Life in the Favelas: Poverty and the Bright Minds of Brazil, Jan 24, 2017
A Peace Boat participant plays with a child at the Afro Reggae Cultural Group in the Vigário Geral favela.
Brazil boasts a rich social fabric – it is home to indigenous peoples, people of Portuguese descent, and those of African descent, among others – but poverty and inequality are perennial problems.
While the legal minimum wage in Brazil is presently 937 reals per month, this is approximately four times less than the amount required for a decent standard of living, according to a recent survey produced by a Brazilian workers’ union.
While crossing the Atlantic Ocean, participants had the opportunity to learn in-depth about the history, culture and socioeconomic issues of Brazil – Peace Boat’s first port of call on the Latin American continent.
Guest educator Marcio Akira Couceiro introduces the Brazilian art of capoeira.
Guest educator Marcio Akira Couceiro, Associate Professor and Coordinator of the Capoeira Center of the Federal University of Roraima, introduced participants to capoeira – a Brazilian art form which blends dance with martial arts and traditional music.
Capoeira was criminalized in 1890 because of its purported links to African slaves, who are believed to have introduced the sport to Brazil when they were brought to the country between 1650 and 1860. However, in 1937 the law was repealed, and in 2008 capoeira was classified as being “Of National Cultural Importance” by the government. Since then its popularity has spread across the world – it is now practiced by over 8 million people in over 130 countries. Through capoeira, Couceiro aims to promote peace and social inclusion by bringing together a diverse group of people – many of whom come from poor communities – and bridging social divides of class, race, gender and age. Couceiro’s message to participants is: “if you want to help people, give them education, not money.”
Shimogo Satomi and Marcio Akira Couceiro discuss the history of Brazil’s Nikkei community (Japanese descendants).
Peace Boat participants were also given an insight into life in the favelas (Brazilian slums) by guest educator Shimogo Satomi, a freelance journalist who lived in a favela in Sao Paulo between 1992 and 1994.
She explained that over 900 favelas exist in Rio de Janeiro alone, and are home to almost 20 per cent of the city’s population.
Shimogo highlighted the challenges facing inhabitants, including poverty, a lack of access to quality education and healthcare, and violence perpetrated by drug gangs which still operate in many favelas.
However, she also underscored many inspiring examples of individuals who have developed grassroots organizations to improve the favelas and the lives of community members.

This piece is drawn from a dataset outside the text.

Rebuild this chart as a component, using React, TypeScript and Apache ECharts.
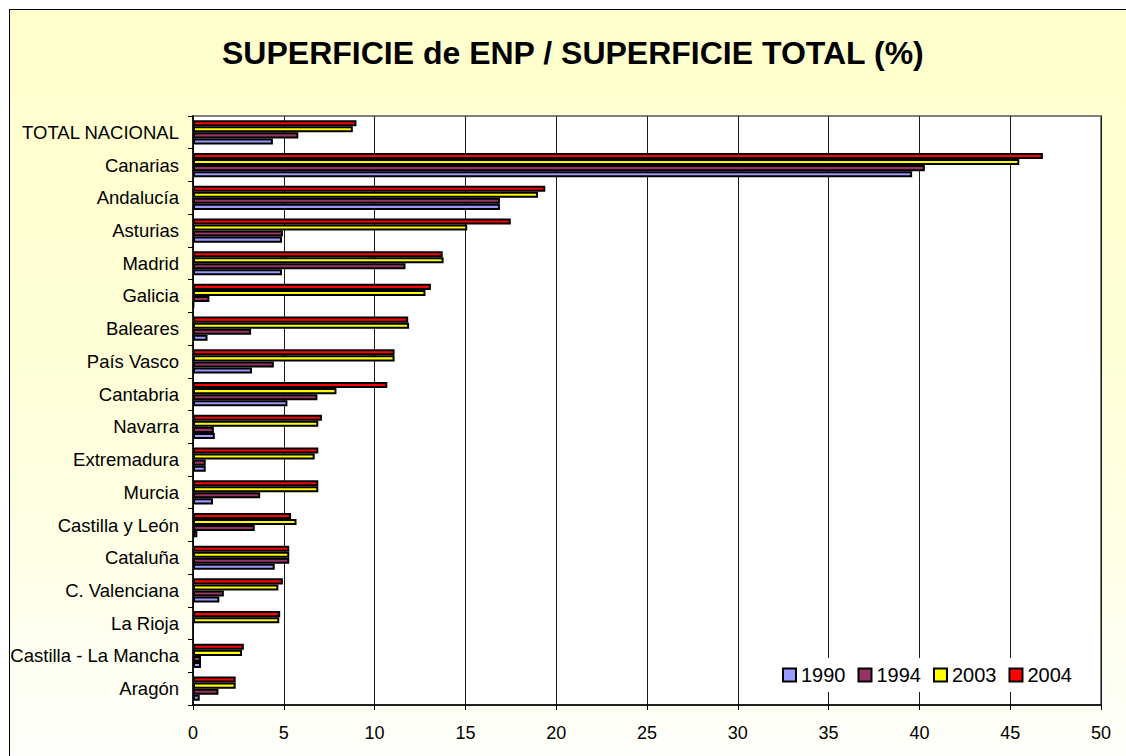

Peace Boat participants enjoy a percussion workshop at the Afro Reggae Cultural Group.
In Rio de Janeiro, Peace Boat participants visited one such organization in the Vigário Geral favela.
Established in 1993, the Afro Reggae Cultural Group (ARCG) is an NGO which empowers youths living in the favelas through music, dance and art. Children who may otherwise have had little hope of escaping a life of violence and crime can participate in free workshops, share their problems with their peers and mentors, and cultivate self-confidence.
ARCG’s activism has gained international acclaim – it participated in the 2012 United Nations Conference on Sustainable Development (Rio+20) and has conducted activities in Colombia, Canada, the United States, the United Kingdom, China, and India.
A Peace Boat participant gives a piggy back to a child at the Afro Reggae Cultural Group.
After receiving a guided tour of ARCG’s impressive facilities, participants engaged in lively dance and percussion workshops.
The day culminated with a percussion performance by several local children -their passion, smiles and enormous talent exemplified the determination of the community to strive towards a better future. “Despite the difficult conditions in the favelas, these children are bright and hopeful”, commented Horiba Maki, a Peace Boat participant.
Following last year’s impeachment of former President Dilma Rousseff, Brazil’s new congress has passed a law which prohibits any increase in spending on social services and programmes beyond the rate of inflation for the next 20 years – the poor will undoubtedly bear the brunt of these austerity measures.
Many of Brazil’s working class hope for a political change to address the vast disparity between rich and poor; until then they are actively transforming their own realities through grassroots movements.